Sweeping real corruption under the rug

Four years ago, extreme government corruption was one of the driving forces that pushed Egyptians to embark on a revolution.


The World Economic Forum estimated the universal cost of corruption in 2013 to be US$2.6 trillion, with at least $1 trillion paid in bribes. Corruption in Egypt is estimated to be at least LE50 billion annually, making it a major obstacle for development.


Any functioning government is administered by a mixture of bureaucrats and the regime. The bureaucrats are technical officials at the middle and bottom of the hierarchy, who hold life-long positions irrespective of changes in government. The regime, on the other hand, is represented by high-level officials appointed by the supposedly elected administration, meaning they will be replaced once the ruling regime changes. Their places are only guaranteed by a stable regime.


This differentiation paves the way for the nuances between bureaucratic and political corruption. Political corruption, or “grand corruption,” refers to an action that does not happen on a daily basis, involves senior officials and politicians, and, in most cases, comes with a high monetary value. Bureaucratic corruption, on the other hand, is often referred to as petty corruption, and is essentially the opposite in that it happens daily, implicates a spectrum of officials and typically involves less money.
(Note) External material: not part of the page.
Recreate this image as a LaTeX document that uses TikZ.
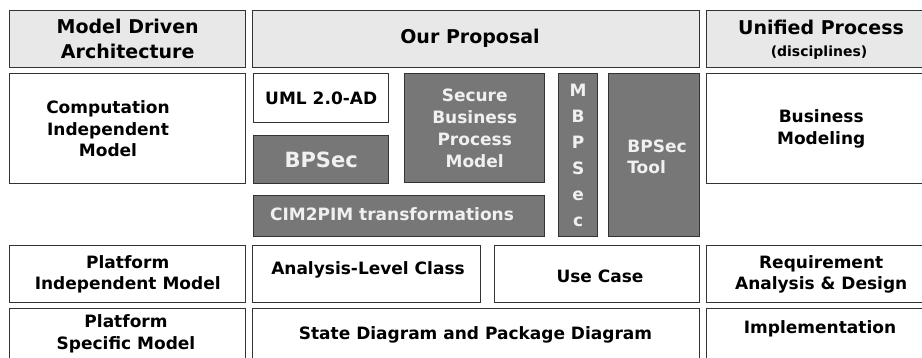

Corruption in all its forms was one of the motives for the January 25 revolution, but the question is, which form had more influence on the revolt? Citizens deal with corrupt bureaucrats on a daily basis through different state institutions, but the average citizen barely deals with corrupt seniority. If we guess how many times an average citizen is obliged to pay a bribe to make sure that she or he receives a certain service or to expedite a certain transaction, versus how many times an average citizen witnesses or plays part in a grand corruption scheme, then clearly bureaucratic corruption seems to have a greater impact on the average Egyptian.


On the other hand, a citizen continually reads about grand corruption incidents in the news, with each incident involving millions of pounds, while this individual can barely meet daily financial commitments. We cannot overlook the significant impact that grand corruption has had on citizens in the long term, and they certainly incite frustration with the government. For example, the people were outraged when former Housing Minister Mohamed Ibrahim Suleiman was tried for receiving an LE20 million bribe while he was in power, or when the Central Auditing Authority reported that there were more than LE1.2 trillion in private funds — a stash of funds outside the official state budget. Examples such as these create a feeling of discontent, which eventually transforms into an urgency for change. In this case, grand corruption could have a greater influence on the average citizen.
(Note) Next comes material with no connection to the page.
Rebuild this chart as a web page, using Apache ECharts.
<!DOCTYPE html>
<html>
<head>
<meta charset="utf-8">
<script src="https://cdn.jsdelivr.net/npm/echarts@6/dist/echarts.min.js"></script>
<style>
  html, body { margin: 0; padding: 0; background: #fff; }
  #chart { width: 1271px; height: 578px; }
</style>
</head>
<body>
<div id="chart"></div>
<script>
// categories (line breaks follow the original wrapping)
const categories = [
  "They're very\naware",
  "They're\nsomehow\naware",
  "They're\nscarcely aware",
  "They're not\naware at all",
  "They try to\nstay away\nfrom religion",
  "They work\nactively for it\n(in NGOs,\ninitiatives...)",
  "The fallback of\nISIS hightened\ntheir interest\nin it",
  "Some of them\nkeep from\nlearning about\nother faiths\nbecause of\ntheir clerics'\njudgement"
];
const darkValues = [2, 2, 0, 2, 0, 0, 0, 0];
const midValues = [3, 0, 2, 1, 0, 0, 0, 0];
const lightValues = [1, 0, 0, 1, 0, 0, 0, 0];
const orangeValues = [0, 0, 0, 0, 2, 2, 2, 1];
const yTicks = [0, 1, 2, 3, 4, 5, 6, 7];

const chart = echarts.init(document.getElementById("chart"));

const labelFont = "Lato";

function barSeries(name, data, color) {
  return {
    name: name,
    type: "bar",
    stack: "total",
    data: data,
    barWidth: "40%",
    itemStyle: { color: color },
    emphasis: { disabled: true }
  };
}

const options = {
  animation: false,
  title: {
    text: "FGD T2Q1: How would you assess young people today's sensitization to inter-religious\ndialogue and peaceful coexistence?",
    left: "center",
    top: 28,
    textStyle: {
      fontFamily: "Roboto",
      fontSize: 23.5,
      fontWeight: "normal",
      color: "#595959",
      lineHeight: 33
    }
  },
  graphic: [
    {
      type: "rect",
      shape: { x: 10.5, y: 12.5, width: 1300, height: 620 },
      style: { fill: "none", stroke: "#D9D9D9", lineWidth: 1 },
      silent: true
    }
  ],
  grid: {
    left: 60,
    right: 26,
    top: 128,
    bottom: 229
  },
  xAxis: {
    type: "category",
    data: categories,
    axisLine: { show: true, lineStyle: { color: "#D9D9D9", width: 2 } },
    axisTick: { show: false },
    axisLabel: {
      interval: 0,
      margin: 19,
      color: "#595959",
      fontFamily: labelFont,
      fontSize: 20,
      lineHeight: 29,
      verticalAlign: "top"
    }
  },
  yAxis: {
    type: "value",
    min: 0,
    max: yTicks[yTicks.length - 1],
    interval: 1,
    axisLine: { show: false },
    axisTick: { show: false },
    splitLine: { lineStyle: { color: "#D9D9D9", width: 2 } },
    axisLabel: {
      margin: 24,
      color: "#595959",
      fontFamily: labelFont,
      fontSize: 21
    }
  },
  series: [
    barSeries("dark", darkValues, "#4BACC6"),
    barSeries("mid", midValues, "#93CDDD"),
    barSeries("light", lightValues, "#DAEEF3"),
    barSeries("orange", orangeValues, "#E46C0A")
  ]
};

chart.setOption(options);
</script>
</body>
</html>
Both forms thus have a direct influence that compelled citizens to revolt for change — one in the short term, and one in the long term.


The January 25 revolution should have tackled both types of corruption, along with the rest of the uprising’s demands. Unfortunately, in the uprising’s first wave the masses only focused on the regime, confronting political corruption and leaving other forms untouched. It is understandable that at the time, many were convinced that change would come across the board once the regime was replaced. Others maintained that we had to pick our battles, as it was impossible to target all problems at once. Time has proved that this approach was wrong — we should have tackled both forms of corruption when the government was in a state that allowed it to accept change.


After January 25, disgraced regime figures were penalized for their actions, while the bureaucrats managed to stay in place and remained relatively untouched. But now, we see that even the leaders of Mubarak’s regime have not been convicted of any charges, as if corruption had never existed. This leaves us with some questions regarding the possible relationship between the bureaucrats who stayed in power and the failure to convict Mubarak-era figures.


Unfortunately, the effect of the January revolution was only temporary. During and after the revolution, these bureaucrats managed to keep a low profile by toning down their corrupt practices, while the citizens — who had a greater sense of belonging and responsibility — were less tolerant of corrupt actions and more inclined to report corrupt officials. But this effect decreased as time passed, leading to a current state that does not really differ from Mubarak’s era. The bureaucrats have returned to their past ways with as much impunity as before. 


So, now that both types of corruption are again on the rise, could there be another revolution?


I personally do not think so. I believe that many citizens are satisfied with the government’s so-called “war on terrorism,” and would rather not hold try to hold the state accountable for its other actions again. Now that it has public support, the state is in a position to pitch in all its resources to effect change, but does the current regime really want to fight corruption — especially bureaucratic corruption? It seems to me that this will largely depend on shifting power dynamics between the regime and the bureaucrats.


Even if the regime wants to fight bureaucratic corruption, issuing laws and developing anti-corruption policies is one thing, but implementation is another, since the bureaucrats will ultimately execute these laws and policies.


Even if the regime wants to fight bureaucratic corruption, how will the regime force or encourage the bureaucrats to implement these laws and policies? This is the million-dollar question that would change the core of Egypt’s six-million strong bureaucracy.